REQUIRED WORK
All lines from the beginning of the listing through the line with "var plotWidth = 334;" are to be copied word for word; the pictures are not.

___ INFORMATION PROVIDED

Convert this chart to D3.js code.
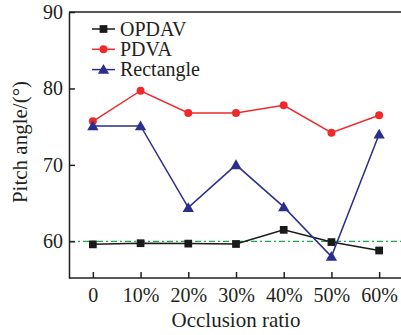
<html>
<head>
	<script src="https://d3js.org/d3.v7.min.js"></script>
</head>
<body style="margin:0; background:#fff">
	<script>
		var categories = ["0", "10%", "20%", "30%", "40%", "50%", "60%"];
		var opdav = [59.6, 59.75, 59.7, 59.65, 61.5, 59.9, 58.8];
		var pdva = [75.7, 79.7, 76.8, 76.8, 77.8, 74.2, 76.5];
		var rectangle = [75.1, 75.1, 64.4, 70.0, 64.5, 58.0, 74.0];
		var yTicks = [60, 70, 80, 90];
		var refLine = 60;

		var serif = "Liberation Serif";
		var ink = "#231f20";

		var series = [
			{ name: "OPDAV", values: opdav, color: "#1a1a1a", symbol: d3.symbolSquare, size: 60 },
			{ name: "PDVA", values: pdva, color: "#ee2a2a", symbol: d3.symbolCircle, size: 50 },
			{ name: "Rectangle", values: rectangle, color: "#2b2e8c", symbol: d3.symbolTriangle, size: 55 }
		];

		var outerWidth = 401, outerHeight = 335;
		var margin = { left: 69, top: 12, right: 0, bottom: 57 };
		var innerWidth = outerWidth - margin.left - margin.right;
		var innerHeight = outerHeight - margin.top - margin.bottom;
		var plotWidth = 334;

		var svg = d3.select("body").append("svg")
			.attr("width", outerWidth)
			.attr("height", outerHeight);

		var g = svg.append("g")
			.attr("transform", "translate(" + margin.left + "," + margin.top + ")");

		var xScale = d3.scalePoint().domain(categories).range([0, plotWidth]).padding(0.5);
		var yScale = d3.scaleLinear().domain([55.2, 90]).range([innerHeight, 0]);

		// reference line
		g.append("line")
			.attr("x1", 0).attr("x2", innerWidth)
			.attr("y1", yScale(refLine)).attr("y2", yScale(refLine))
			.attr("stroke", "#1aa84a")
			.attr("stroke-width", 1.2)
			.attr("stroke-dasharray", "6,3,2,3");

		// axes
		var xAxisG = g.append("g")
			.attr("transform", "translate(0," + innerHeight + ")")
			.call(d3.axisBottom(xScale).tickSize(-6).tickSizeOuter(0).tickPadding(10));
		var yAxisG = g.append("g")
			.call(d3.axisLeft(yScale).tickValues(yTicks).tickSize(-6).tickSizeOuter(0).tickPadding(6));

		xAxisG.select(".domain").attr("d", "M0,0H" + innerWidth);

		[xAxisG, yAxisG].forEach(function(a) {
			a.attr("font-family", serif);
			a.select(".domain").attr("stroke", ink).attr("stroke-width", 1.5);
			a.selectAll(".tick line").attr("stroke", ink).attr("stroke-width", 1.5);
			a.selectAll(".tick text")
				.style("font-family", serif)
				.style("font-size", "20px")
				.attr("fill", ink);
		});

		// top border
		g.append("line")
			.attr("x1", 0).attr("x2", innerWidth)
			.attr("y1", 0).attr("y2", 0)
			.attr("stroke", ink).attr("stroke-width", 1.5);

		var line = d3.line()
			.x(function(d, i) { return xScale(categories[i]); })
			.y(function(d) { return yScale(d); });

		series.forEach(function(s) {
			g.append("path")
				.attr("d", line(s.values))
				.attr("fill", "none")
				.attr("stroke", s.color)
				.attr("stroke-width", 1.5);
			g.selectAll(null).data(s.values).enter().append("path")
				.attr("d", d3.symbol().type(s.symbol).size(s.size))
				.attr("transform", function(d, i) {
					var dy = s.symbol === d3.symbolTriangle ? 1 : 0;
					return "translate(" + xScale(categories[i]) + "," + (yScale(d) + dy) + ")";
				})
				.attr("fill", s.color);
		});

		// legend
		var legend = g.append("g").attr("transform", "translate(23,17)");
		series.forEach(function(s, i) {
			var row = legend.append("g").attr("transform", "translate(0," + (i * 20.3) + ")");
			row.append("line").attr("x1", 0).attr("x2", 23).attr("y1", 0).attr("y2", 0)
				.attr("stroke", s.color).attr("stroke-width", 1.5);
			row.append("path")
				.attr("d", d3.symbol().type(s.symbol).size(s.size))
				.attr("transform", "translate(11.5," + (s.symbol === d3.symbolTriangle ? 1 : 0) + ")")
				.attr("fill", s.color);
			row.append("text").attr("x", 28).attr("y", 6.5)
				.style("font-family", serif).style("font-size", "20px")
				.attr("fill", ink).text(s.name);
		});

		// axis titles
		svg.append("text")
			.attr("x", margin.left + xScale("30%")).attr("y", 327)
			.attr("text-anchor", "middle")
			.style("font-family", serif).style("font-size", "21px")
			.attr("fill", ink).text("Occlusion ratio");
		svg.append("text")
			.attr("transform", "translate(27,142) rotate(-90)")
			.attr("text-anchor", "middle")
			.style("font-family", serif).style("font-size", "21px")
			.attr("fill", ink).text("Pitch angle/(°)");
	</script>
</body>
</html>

______

ANSWER TO THIS TASK
Convert this chart to D3.js code.
<html>
<head>
	<script src="https://d3js.org/d3.v7.min.js"></script>
</head>
<body style="margin:0; background:#fff">
	<script>
		var categories = ["0", "10%", "20%", "30%", "40%", "50%", "60%"];
		var opdav = [59.6, 59.75, 59.7, 59.65, 61.5, 59.9, 58.8];
		var pdva = [75.7, 79.7, 76.8, 76.8, 77.8, 74.2, 76.5];
		var rectangle = [75.1, 75.1, 64.4, 70.0, 64.5, 58.0, 74.0];
		var yTicks = [60, 70, 80, 90];
		var refLine = 60;

		var serif = "Liberation Serif";
		var ink = "#231f20";

		var series = [
			{ name: "OPDAV", values: opdav, color: "#1a1a1a", symbol: d3.symbolSquare, size: 60 },
			{ name: "PDVA", values: pdva, color: "#ee2a2a", symbol: d3.symbolCircle, size: 50 },
			{ name: "Rectangle", values: rectangle, color: "#2b2e8c", symbol: d3.symbolTriangle, size: 55 }
		];

		var outerWidth = 401, outerHeight = 335;
		var margin = { left: 69, top: 12, right: 0, bottom: 57 };
		var innerWidth = outerWidth - margin.left - margin.right;
		var innerHeight = outerHeight - margin.top - margin.bottom;
		var plotWidth = 334;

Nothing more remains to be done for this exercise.